> SOURCE MATERIAL:
□ □ □ □
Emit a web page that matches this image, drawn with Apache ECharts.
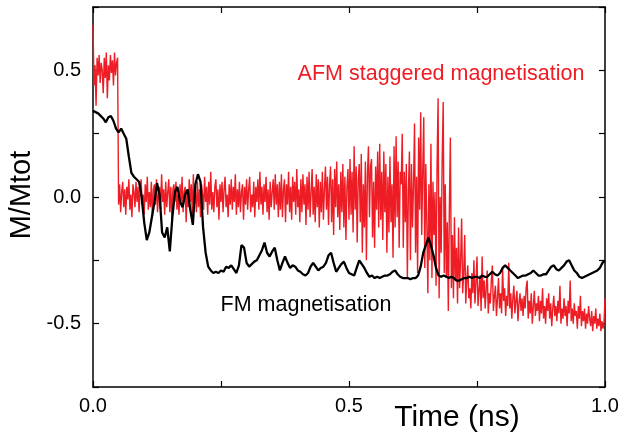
<!DOCTYPE html>
<html>
<head>
<meta charset="utf-8">
<script src="https://cdn.jsdelivr.net/npm/echarts@6/dist/echarts.min.js"></script>
<style>html,body{margin:0;padding:0;background:#fff;}#chart{width:622px;height:435px;}</style>
</head>
<body>
<div id="chart"></div>
<script>
// Tick labels
const xTickValues = [0, 0.5, 1.0];
const xTickLabels = ['0.0', '0.5', '1.0'];
const yTickValues = [-0.5, 0, 0.5];
const yTickLabels = ['-0.5', '0.0', '0.5'];

// AFM staggered magnetisation, sampled every 0.002 ns from t = 0
const afmStep = 0.002;
const afmValues = [
  // t 0 - 0.048
  0.68, 0.44, 0.52, 0.36, 0.55, 0.48, 0.56, 0.45, 0.53, 0.50, 0.41, 0.55, 0.47, 0.57, 0.39, 0.52, 0.46, 0.56, 0.49, 0.54, 0.44, 0.57, 0.48, 0.53, 0.55,
  // t 0.05 - 0.362
  -0.03, 0.05, -0.06, 0.02, 0.06, -0.04, 0.03, -0.07, 0.04, -0.01, 0.07, -0.05, 0.01, -0.08, 0.05, 0.02, -0.04, 0.06, -0.02, 0.04,
  -0.06, 0.03, 0.07, -0.03, 0.01, -0.07, 0.05, -0.02, 0.08, -0.05, 0.02, -0.04, 0.06, -0.08, 0.03, 0.05, -0.03, 0.07, -0.06, 0.01,
  0.04, -0.05, 0.09, -0.02, 0.03, -0.07, 0.06, -0.04, 0.02, 0.07, -0.06, 0.04, -0.09, 0.03, 0.05, -0.02, 0.06, -0.05, 0.01, -0.07,
  0.05, -0.03, 0.08, -0.06, 0.02, 0.04, -0.10, 0.03, -0.04, 0.07, -0.02, 0.05, -0.07, 0.09, -0.03, 0.02, -0.06, 0.06, -0.04, 0.03,
  -0.08, 0.05, 0.01, -0.05, 0.08, -0.02, 0.04, -0.07, 0.06, -0.03, 0.10, -0.05, 0.02, -0.06, 0.04, 0.07, -0.04, 0.03, -0.09, 0.05,
  -0.02, 0.06, -0.06, 0.03, 0.08, -0.04, 0.01, -0.08, 0.05, -0.03, 0.07, -0.05, 0.04, -0.02, 0.09, -0.07, 0.03, -0.04, 0.06, -0.06,
  0.02, 0.05, -0.09, 0.04, -0.03, 0.07, -0.05, 0.03, 0.08, -0.06, 0.01, -0.04, 0.06, -0.08, 0.04, -0.02, 0.07, -0.05, 0.10, -0.03,
  0.04, -0.07, 0.05, -0.02, 0.08, -0.06, 0.03, -0.09, 0.06, -0.04, 0.02, 0.07, -0.05, 0.09, -0.03, 0.05, -0.08,
  // t 0.364 - 0.462
  0.06, -0.05, 0.09, -0.08, 0.03, 0.07, -0.10, 0.05, -0.03, 0.10, -0.06, 0.04, -0.09, 0.08, -0.02, 0.06, -0.07, 0.11, -0.04, 0.03, -0.10, 0.07, -0.06, 0.09, -0.03,
  0.05, -0.11, 0.08, -0.05, 0.10, -0.08, 0.02, 0.11, -0.07, 0.04, -0.10, 0.09, -0.04, 0.07, -0.12, 0.06, -0.06, 0.10, -0.09, 0.03, 0.12, -0.05, 0.08, -0.11, 0.05,
  // t 0.464 - 0.542
  0.12, -0.10, 0.07, -0.15, 0.11, -0.04, 0.14, -0.08, 0.05, -0.13, 0.10, -0.06, 0.13, -0.12, 0.08, -0.17, 0.04, 0.11, -0.09, 0.15,
  -0.07, 0.10, -0.14, 0.20, -0.05, 0.12, -0.18, 0.07, 0.13, -0.10, 0.17, -0.22, 0.05, -0.12, 0.14, -0.25, 0.09, 0.20, -0.08, 0.12,
  // t 0.544 - 0.600
  0.15, -0.16, 0.06, -0.20, 0.12, -0.05, 0.18, -0.12, 0.21, -0.09, 0.10, -0.17, 0.18, -0.06, 0.13, -0.22, 0.08, -0.14, 0.16, -0.10,
  0.05, -0.24, 0.20, -0.12, 0.24, -0.08, 0.14, -0.20, 0.10,
  // t 0.602 - 0.720
  0.05, 0.25, -0.20, 0.10, -0.10, 0.13, -0.32, 0.02, 0.18, -0.25, 0.13, -0.12, 0.05, 0.29, -0.22, 0.08, -0.30, 0.235, -0.05, 0.335,
  -0.15, 0.10, 0.315, -0.28, 0.13, -0.10, -0.38, 0.05, -0.25, 0.21, -0.32, 0.06, -0.15, 0.02, -0.35, 0.12, 0.39, -0.40, 0.00, -0.22,
  0.15, 0.375, -0.30, 0.05, -0.32, -0.10, -0.45, -0.05, 0.235, -0.36, -0.15, -0.40, -0.08, -0.33, -0.20, -0.42, -0.12, -0.36, -0.25, -0.085,
  // t 0.722 - 1.000
  -0.38, -0.30, -0.15, -0.42, -0.33, -0.27, -0.40, -0.36, -0.44, -0.30, -0.38, -0.25, -0.42, -0.34, -0.235, -0.43, -0.37, -0.31, -0.45, -0.235,
  -0.40, -0.33, -0.44, -0.36, -0.29, -0.46, -0.38, -0.42, -0.33, -0.27, -0.45, -0.39, -0.35, -0.47, -0.40, -0.32, -0.44, -0.38, -0.46, -0.28,
  -0.41, -0.36, -0.47, -0.39, -0.43, -0.26, -0.44, -0.38, -0.48, -0.40, -0.35, -0.46, -0.41, -0.37, -0.49, -0.42, -0.38, -0.45, -0.40, -0.47,
  -0.39, -0.44, -0.36, -0.33, -0.48, -0.41, -0.46, -0.38, -0.50, -0.43, -0.37, -0.47, -0.42, -0.45, -0.39, -0.49, -0.41, -0.46, -0.36, -0.48,
  -0.43, -0.50, -0.40, -0.45, -0.38, -0.48, -0.42, -0.51, -0.44, -0.39, -0.47, -0.43, -0.49, -0.41, -0.46, -0.35, -0.50, -0.44, -0.48, -0.40,
  -0.47, -0.43, -0.51, -0.41, -0.46, -0.33, -0.49, -0.44, -0.50, -0.42, -0.47, -0.45, -0.52, -0.43, -0.48, -0.39, -0.51, -0.45, -0.49, -0.44,
  -0.52, -0.46, -0.50, -0.43, -0.48, -0.51, -0.45, -0.53, -0.47, -0.50, -0.44, -0.52, -0.48, -0.51, -0.46, -0.53, -0.49, -0.52, -0.50, -0.40
];

// FM magnetisation, sampled every 0.005 ns from t = 0
const fmStep = 0.005;
const fmValues = [
  0.34, 0.335, 0.33, 0.32, 0.31, 0.295, 0.315, 0.32, 0.30, 0.27,
  0.255, 0.27, 0.25, 0.23, 0.16, 0.095, 0.08, 0.07, 0.06, 0.0,
  -0.10, -0.17, -0.14, -0.08, -0.02, 0.055, 0.01, -0.14, -0.16, -0.12,
  -0.215, -0.08, 0.02, 0.04, -0.02, -0.04, 0.01, 0.03, -0.05, -0.11,
  0.05, 0.09, 0.06, -0.12, -0.22, -0.275, -0.29, -0.30, -0.295, -0.30,
  -0.29, -0.295, -0.275, -0.28, -0.27, -0.285, -0.30, -0.27, -0.19, -0.20,
  -0.26, -0.275, -0.265, -0.255, -0.25, -0.23, -0.21, -0.18, -0.22, -0.235,
  -0.215, -0.20, -0.25, -0.29, -0.26, -0.235, -0.26, -0.28, -0.27, -0.275,
  -0.29, -0.295, -0.305, -0.31, -0.30, -0.275, -0.26, -0.275, -0.29, -0.28,
  -0.275, -0.26, -0.23, -0.22, -0.26, -0.295, -0.28, -0.265, -0.255, -0.28,
  -0.30, -0.305, -0.31, -0.28, -0.25, -0.265, -0.28, -0.30, -0.315, -0.31,
  -0.32, -0.315, -0.32, -0.315, -0.31, -0.31, -0.305, -0.295, -0.29, -0.305,
  -0.315, -0.32, -0.32, -0.32, -0.325, -0.32, -0.32, -0.31, -0.275, -0.22,
  -0.19, -0.16, -0.19, -0.23, -0.28, -0.31, -0.315, -0.31, -0.315, -0.32,
  -0.315, -0.32, -0.33, -0.33, -0.325, -0.32, -0.32, -0.315, -0.32, -0.315,
  -0.315, -0.32, -0.31, -0.315, -0.315, -0.305, -0.295, -0.305, -0.31, -0.30,
  -0.28, -0.27, -0.28, -0.29, -0.30, -0.31, -0.32, -0.315, -0.31, -0.31,
  -0.305, -0.30, -0.29, -0.30, -0.31, -0.31, -0.305, -0.305, -0.29, -0.275,
  -0.27, -0.285, -0.29, -0.28, -0.27, -0.255, -0.25, -0.27, -0.29, -0.30,
  -0.315, -0.32, -0.315, -0.31, -0.305, -0.30, -0.295, -0.29, -0.28, -0.26,
  -0.25
];

const FONT = 'Liberation Sans, Arial, Helvetica, sans-serif';

function labelFor(values, labels) {
  return function (v) {
    for (let k = 0; k < values.length; k++) {
      if (Math.abs(v - values[k]) < 1e-9) return labels[k];
    }
    return '';
  };
}

const afmData = afmValues.map((v, i) => [i * afmStep, v]);
const fmData = fmValues.map((v, i) => [i * fmStep, v]);

const axisLineStyle = { show: true, onZero: false, lineStyle: { color: '#000', width: 1.5 } };
const tickStyle = { show: true, inside: true, length: 6, lineStyle: { color: '#000', width: 1.2 } };

const chart = echarts.init(document.getElementById('chart'), null, { renderer: 'canvas' });
chart.setOption({
  animation: false,
  backgroundColor: '#fff',
  grid: { left: 93, right: 17, top: 7, bottom: 48, containLabel: false },
  xAxis: [
    {
      type: 'value', min: 0, max: 1, interval: 0.25, position: 'bottom',
      axisLine: axisLineStyle, axisTick: tickStyle, splitLine: { show: false },
      axisLabel: { show: true, margin: 9, fontSize: 20, color: '#000', fontFamily: FONT,
        formatter: labelFor(xTickValues, xTickLabels) }
    },
    {
      type: 'value', min: 0, max: 1, interval: 0.25, position: 'top',
      axisLine: axisLineStyle, axisTick: tickStyle, splitLine: { show: false },
      axisLabel: { show: false }
    }
  ],
  yAxis: [
    {
      type: 'value', min: -0.75, max: 0.75, interval: 0.25, position: 'left',
      axisLine: axisLineStyle, axisTick: tickStyle, splitLine: { show: false },
      axisLabel: { show: true, margin: 12, fontSize: 20, color: '#000', fontFamily: FONT,
        formatter: labelFor(yTickValues, yTickLabels) }
    },
    {
      type: 'value', min: -0.75, max: 0.75, interval: 0.25, position: 'right',
      axisLine: axisLineStyle, axisTick: tickStyle, splitLine: { show: false },
      axisLabel: { show: false }
    }
  ],
  series: [
    {
      name: 'AFM staggered magnetisation', type: 'line', data: afmData,
      xAxisIndex: 0, yAxisIndex: 0, showSymbol: false, symbol: 'none', sampling: false,
      lineStyle: { color: '#ee1c24', width: 1.4 }, z: 2
    },
    {
      name: 'FM magnetisation', type: 'line', data: fmData,
      xAxisIndex: 0, yAxisIndex: 0, showSymbol: false, symbol: 'none', sampling: false,
      lineStyle: { color: '#000', width: 2.3 }, z: 3
    }
  ],
  graphic: [
    { type: 'text', x: 22, y: 195, rotation: Math.PI / 2,
      style: { text: 'M/Mtot', font: '29px ' + FONT, fill: '#000', textAlign: 'center', textVerticalAlign: 'middle', align: 'center', verticalAlign: 'middle' } },
    { type: 'text', x: 457, y: 418,
      style: { text: 'Time (ns)', font: '30px ' + FONT, fill: '#000', textAlign: 'center', textVerticalAlign: 'middle', align: 'center', verticalAlign: 'middle' } },
    { type: 'text', x: 441, y: 74,
      style: { text: 'AFM staggered magnetisation', font: '21.5px ' + FONT, fill: '#ee1c24', textAlign: 'center', textVerticalAlign: 'middle', align: 'center', verticalAlign: 'middle' } },
    { type: 'text', x: 306, y: 305,
      style: { text: 'FM magnetisation', font: '21.5px ' + FONT, fill: '#000', textAlign: 'center', textVerticalAlign: 'middle', align: 'center', verticalAlign: 'middle' } }
  ]
});
</script>
</body>
</html>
□ □ □ □
> AIM OF THE EXERCISE: With the pictures left out, restate word for word every line of the data above, from the first down to the line that contains "const yTickLabels = ['-0.5', '0.0', '0.5'];".

> FULL SOLUTION:
Emit a web page that matches this image, drawn with Apache ECharts.
<!DOCTYPE html>
<html>
<head>
<meta charset="utf-8">
<script src="https://cdn.jsdelivr.net/npm/echarts@6/dist/echarts.min.js"></script>
<style>html,body{margin:0;padding:0;background:#fff;}#chart{width:622px;height:435px;}</style>
</head>
<body>
<div id="chart"></div>
<script>
// Tick labels
const xTickValues = [0, 0.5, 1.0];
const xTickLabels = ['0.0', '0.5', '1.0'];
const yTickValues = [-0.5, 0, 0.5];
const yTickLabels = ['-0.5', '0.0', '0.5'];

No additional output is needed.